I decided to make spinach dip the other day for a supper club that I would be hosting only to realize that my jar of Hellman’s mayonnaise had passed its “Best by date”. More on this later*

Since I only needed 1 cup of mayonnaise to make the spinach dip, I figured this would be the perfect opportunity for me to make mayonnaise from scratch. I even had a recipe on hand from my Ratio cookbook by Michael Ruhlman. This is a GREAT resource to have if you want to break a recipe down to the fundamentals. It’s based on the fact that most recipes are based on proportions (e.g. 1 part to 2 parts, 3 parts to 2 parts) and frees you from all the tablespoons and measuring cups allowing you to make as little or as much of something that you want. (I have been known to make a drizzle of vinaigrette salad dressing this way).

Here is the recipe:

Mayonnaise
Adapted from Ratio by Michael Ruhlman

1 large egg yolk
1 cup vegetable oil
1 tsp water
1 tsp lemon juice
1/2 tsp salt

  1. Combine the yolk, salt, water and lemon juice in a large bowl. Fold a hand towel into a ring on the counter and set the bowl in this ring to hold it steady while you whisk. Using a whisk, stir the ingredients together.
  2. Add the oil slowly while whisking vigorously. It helps to measure out your oil into a cup that pours well in a thin stream. Alternately you can start your emulsion by drizzling the oil off a spoon, then pouring the oil after the emulsion has begun. Add a few drops of oil as you begin to whisk. When the emulsion becomes creamy, you may increase the speed with which you add the oil to a thin stream. From the beginning the mixture should be thick enough to hold its shape and look luxuriously creamy. Add the oil too quickly and it will break, that is, it will turn soupy. When all the oil is incorporated add remaining lemon juice to taste. If the mayonnaise is too thick, it can be thinned by whisking in a little water.
  3. If it breaks, put a teaspoon of water in a clean bowl and start the process over by dribbling in the broken mayonnaise while whisking.

My mayonnaise formed nicely (yay!) but it seemed slightly ‘off’ when I tasted it. Did I add too much lemon juice? Or is it because I used corn oil instead of vegetable oil? (I learned later that it’s best to use a neutral tasting vegetable or canola oil as olive oils and corn oil can result in off flavours). Or maybe I’m used to the slight vingary flavour of Hellman’s mayonnaise. It might have been a bit of everything.

However, once I mixed it into the spinach dip it tasted fine…but then I started to worry about food safety issues. How long does homemade mayonnaise keep for? It has an uncooked egg yolk. Does that mean it will only keep for 2 days in the fridge? What if my fridge isn’t cold enough? Am I going to poison my dinner guests?

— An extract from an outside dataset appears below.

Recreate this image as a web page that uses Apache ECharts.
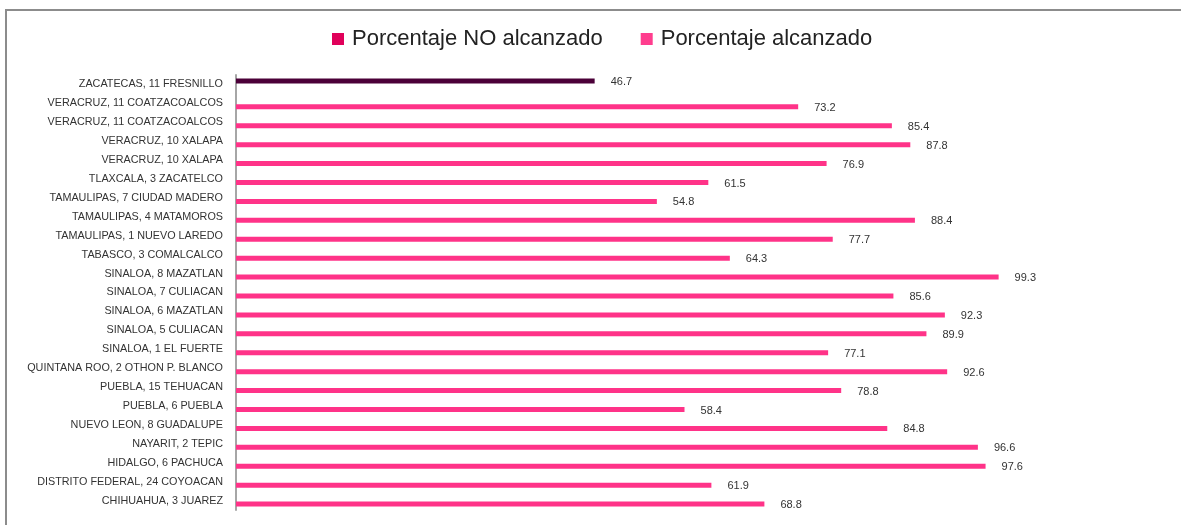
<!DOCTYPE html>
<html>
<head>
<meta charset="utf-8">
<script src="https://cdn.jsdelivr.net/npm/echarts@6/dist/echarts.min.js"></script>
<style>
  html, body { margin: 0; padding: 0; background: #fff; }
  #chart { width: 1181px; height: 525px; }
</style>
</head>
<body>
<div id="chart"></div>
<script>
const categories = [
  'ZACATECAS, 11 FRESNILLO',
  'VERACRUZ, 11 COATZACOALCOS',
  'VERACRUZ, 11 COATZACOALCOS',
  'VERACRUZ, 10 XALAPA',
  'VERACRUZ, 10 XALAPA',
  'TLAXCALA, 3 ZACATELCO',
  'TAMAULIPAS, 7 CIUDAD MADERO',
  'TAMAULIPAS, 4 MATAMOROS',
  'TAMAULIPAS, 1 NUEVO LAREDO',
  'TABASCO, 3 COMALCALCO',
  'SINALOA, 8 MAZATLAN',
  'SINALOA, 7 CULIACAN',
  'SINALOA, 6 MAZATLAN',
  'SINALOA, 5 CULIACAN',
  'SINALOA, 1 EL FUERTE',
  'QUINTANA ROO, 2 OTHON P. BLANCO',
  'PUEBLA, 15 TEHUACAN',
  'PUEBLA, 6 PUEBLA',
  'NUEVO LEON, 8 GUADALUPE',
  'NAYARIT, 2 TEPIC',
  'HIDALGO, 6 PACHUCA',
  'DISTRITO FEDERAL, 24 COYOACAN',
  'CHIHUAHUA, 3 JUAREZ'
]

// '-' = no bar for that category
const noAlcanzado = [46.7, '-', '-', '-', '-', '-', '-', '-', '-', '-', '-', '-',
  '-', '-', '-', '-', '-', '-', '-', '-', '-', '-', '-']
const alcanzado = ['-', 73.2, 85.4, 87.8, 76.9, 61.5, 54.8, 88.4, 77.7, 64.3, 99.3,
  85.6, 92.3, 89.9, 77.1, 92.6, 78.8, 58.4, 84.8, 96.6, 97.6, 61.9, 68.8]

const chart = echarts.init(document.getElementById('chart'))

const valueLabel = {
  show: true,
  position: 'right',
  distance: 16,
  offset: [0, 1],
  fontFamily: 'Liberation Sans',
  fontSize: 11,
  color: '#333'
}

chart.setOption({
  animation: false,
  graphic: [
    {
      type: 'rect',
      shape: { x: 6, y: 10, width: 1200, height: 540 },
      style: { fill: 'none', stroke: '#8c8c8c', lineWidth: 2 },
      silent: true
    }
  ],
  legend: {
    top: 23,
    left: 327,
    itemWidth: 12,
    itemHeight: 12,
    itemGap: 38,
    textStyle: {
      fontFamily: 'Liberation Sans',
      fontSize: 22,
      color: '#222',
      padding: [0, 0, 0, 3]
    },
    data: [
      { name: 'Porcentaje NO alcanzado', icon: 'rect', itemStyle: { color: '#E0005A' } },
      { name: 'Porcentaje alcanzado', icon: 'rect', itemStyle: { color: '#FF3D8E' } }
    ]
  },
  grid: {
    left: 236,
    right: 177,
    top: 75,
    bottom: 15
  },
  xAxis: {
    type: 'value',
    min: 0,
    max: 100,
    show: false
  },
  yAxis: {
    type: 'category',
    inverse: true,
    data: categories,
    axisLine: { show: true, lineStyle: { color: '#a6a6a6', width: 2 } },
    axisTick: { show: false },
    axisLabel: {
      margin: 13,
      fontFamily: 'Liberation Sans',
      fontSize: 10.8,
      color: '#333'
    }
  },
  series: [
    {
      name: 'Porcentaje NO alcanzado',
      type: 'bar',
      data: noAlcanzado,
      barWidth: 5,
      barGap: '40%',
      itemStyle: { color: '#4B0038' },
      label: valueLabel
    },
    {
      name: 'Porcentaje alcanzado',
      type: 'bar',
      data: alcanzado,
      barWidth: 5,
      itemStyle: { color: '#FF3388' },
      label: valueLabel
    }
  ]
})
</script>
</body>
</html>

Thank goodness for StillTasty.com – my tried and true website for food safety where I learned that homemade mayonnaise will keep for 2-4 days in the fridge. Phew! After all that, I’m not sure if I would make mayonnaise from scratch again. The recipe makes about a cup and I don’t know if I would be able to use up a cup of mayonnaise that quickly (I would probably just use good old Hellman’s – especially now that I know commercially packaged mayonnaise keeps for quite a long time).

*Commercially bottled mayonnaise is actually still good for 2-3 months after the date on the package. The “Best by” or “Best used by” dates indicate how long the product is at peak quality (versus safety) – who knew? Actually, nationally acclaimed dietitian – Leslie Beck recently wrote a great article on what the best before dates really mean.

But hey, at least I finally got around to making mayonnaise from scratch. Next step – aoili!